Sunday I ran in the Celebrate Life Half Marathon in Rock Hill, NY. As with previous times, this was a fabulous race. Very hilly compared to others I have been in, but each year the hills seem smaller. Except for the giant hill at the start. Heading up that one I took my time and saved something for the end. My time was halfway in between my best and worst, so I was pretty happy with it. My former running partner was volunteering and it was a nice relief to see her smiling face at the halfway point.
As my reward for a good race, my back blew out on Wednesday morning. Yea. I’ve been in the house ever since. Today is the first day I can actually stand up straight. I can sit for very long and can’t stand for very long. And quite frankly, I’m really sick of lying down. I’ve managed to stretch out almost flat on the reclining sofa, so that I can type and lie down at the same time.
Last week I stopped at a used bookstore that I had seen many times but was never there when they were open (Fri, Sat. Sun). So I went for a short visit during lunch. The place looks like it was an old barn or small house. The insides are are stuffed from floor to ceiling with old books, loosely organized by topic. Children’s. History. Fiction. Etc. The foyer is packed full of unsorted books. Just the smell of the place is welcoming, if you like the smell of old books. The place was heated by a pot belly stove in the middle of the main room. The basement was filled with paperbacks and the upstairs seemed to house mostly non-fiction with topics like Geography and Government. I would estimate there were at least 20,000 books in that building. If I spent all day there, I could not read every title.
I pulled a few books to take home:
Run Fast – Hal Higdon – I always wanted that one but never got around to buying it.
The Complete Book of Running – Jim Fixx – Another one to have in the running library.
Twelfth Night – W. Shakespeare – This was a small hardcover version published by Yale University Press in 1954.
DreamThorp – Alexander Smith – This was published in 1864. I like the hard leather cover and the gold inlaid design in the front.
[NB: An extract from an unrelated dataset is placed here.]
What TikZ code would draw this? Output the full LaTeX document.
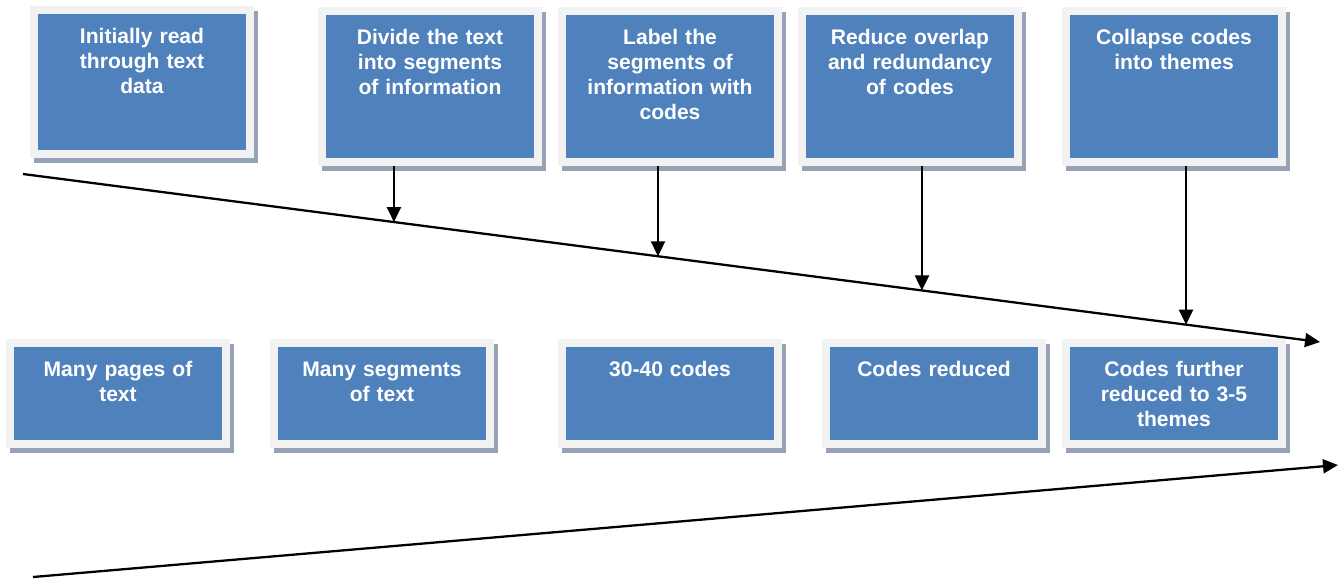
\documentclass[tikz,border=0pt]{standalone}
\usepackage{fontspec}
\setmainfont{Liberation Sans}
\usetikzlibrary{calc, shadows, arrows.meta}
\definecolor{stageblue}{RGB}{79,129,189}
\definecolor{framegray}{RGB}{242,242,242}
\definecolor{shadegray}{RGB}{150,163,181}
\tikzset{
  font=\fontsize{12}{14.3}\selectfont\bfseries,
  % Set arrowhead
  >={Triangle[length=0.3cm, width=0.28cm]},
  % Blue box with light frame and shadow
  stage/.style={draw=framegray, fill=stageblue, line width=0.16cm,
    text=white, text width=4.1cm, align=center, inner sep=0pt,
    minimum width=4.32cm, text height=0.67cm,
    drop shadow={shadow xshift=0.08cm, shadow yshift=-0.1cm, opacity=1,
      fill=shadegray, draw=shadegray, line width=0.16cm}},
  % Step box (top row)
  stepbox/.style={stage, text depth=2.35cm},
  % Result box (bottom row)
  resultbox/.style={stage, text depth=1.35cm},
  % Arrows
  flow/.style={->, line width=1.3pt},
}

\begin{document}
\begin{tikzpicture}[x=0.02cm, y=-0.02cm]
  \useasboundingbox (0,0) rectangle (1343,579);

  % Steps
  \node[stepbox, text depth=2.21cm] (read) at (142,82) {Initially read\\through text\\data};
  \node[stepbox] (divide) at (430,86.5) {Divide the text\\into segments\\of information};
  \node[stepbox] (label) at (670,86.5) {Label the\\segments of\\information with\\codes};
  \node[stepbox] (reduce) at (910,86.5) {Reduce overlap\\and redundancy\\of codes};
  \node[stepbox] (collapse) at (1174,86.5) {Collapse codes\\into themes};

  % Results
  \node[resultbox] (pages) at (118,393.5) {Many pages of\\text};
  \node[resultbox] (segments) at (382,393.5) {Many segments\\of text};
  \node[resultbox] (codes) at (670,393.5) {30-40 codes};
  \node[resultbox] (fewer) at (934,393.5) {Codes reduced};
  \node[resultbox] (themes) at (1174,393.5) {Codes further\\reduced to 3-5\\themes};

  % Long arrows
  \coordinate (ls) at (23,174);
  \coordinate (le) at (1320,342);
  \coordinate (bs) at (33,577);
  \coordinate (be) at (1338,465);
  \draw[flow] (ls) -- (le);
  \draw[flow] (bs) -- (be);

  % Drops onto the upper arrow
  \coordinate (h1) at ($(ls)!0.2860!(le)$);
  \coordinate (h2) at ($(ls)!0.4896!(le)$);
  \coordinate (h3) at ($(ls)!0.6931!(le)$);
  \coordinate (h4) at ($(ls)!0.8967!(le)$);
  \draw[flow] (divide.south -| h1) -- (h1);
  \draw[flow] (label.south -| h2) -- (h2);
  \draw[flow] (reduce.south -| h3) -- (h3);
  \draw[flow] (collapse.south -| h4) -- (h4);
\end{tikzpicture}
\end{document}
All that fun for only $14. Seemed like a good deal. There were a lot of other books I wanted, but some were too expensive. An old torn up bible from 1800 but it was $100. Too rich for my blood.
My writing has ground to an abrupt halt. I’ve painted myself into a corner. I’ve been trying to just get words down on paper (figuratively), but the plot has changed so much that the beginning doesn’t match, and motivations of the characters seems very odd now. In fact, the entire premise seems horrendously illogical. I was being guided by what I felt each character would do next. But when I go back to the beginning, their early behavior doesn’t fit. I guess that means that I didn’t know my characters well enough at the beginning.
Margaret Atwood gives this advice:
“Don’t sit down in the middle of the woods. If you’re lost in the plot or blocked, retrace your steps to where you went wrong. Then take the other road. And/or change the person. Change the tense. Change the opening page.”
Good advice. Its so very hard. I hate to go back and cut out things I liked. I had heard it was Faulkner who said to “kill your darlings”. He is referring to cutting things from your writing that you find so appealing that you can’t be objective. Maybe its a scene or some dialogue that you can’t give up because you like it so much. I guess I just need to be cautious that I don’t keep something in that doesn’t fit.
Which brings me back to the problem. The current place in the storyline no longer fits with the beginning. Its hard to describe without telling the story (which I’m not ready to do yet), so let’s use a Star Wars analogy.
In Star Wars, Luke is looking to 1) rescue Princess Leah and 2) avenge his father’s death. But what if his original goal was to marry Leah. Once he rescued her, then he would simply be trying for the rest of the movie to get her to leave with him and run away to the Chapel O’ Galactic Bliss, which 1) doesn’t make for a good movie and 2) makes the whole Death Star assault seem like a pointless diversion from the main topic. Fortunately George Lucas was smart enough to change the plot and delete the wedding scene.
This is basically where I am. No, there’s no wedding. But I have taken the characters someplace away from their original goal, and now their actions conflict entirely with what they wanted. I know this happens in life, but I don’t want it to happen here, simply because by the time they reach the end of the book, the closing scene will not make any sense at all.
Lots of rambling.
So, I need to retrace to where I started and decide if I started wrong or if I took a wrong turn. Nothing really gets cut, just saved elsewhere.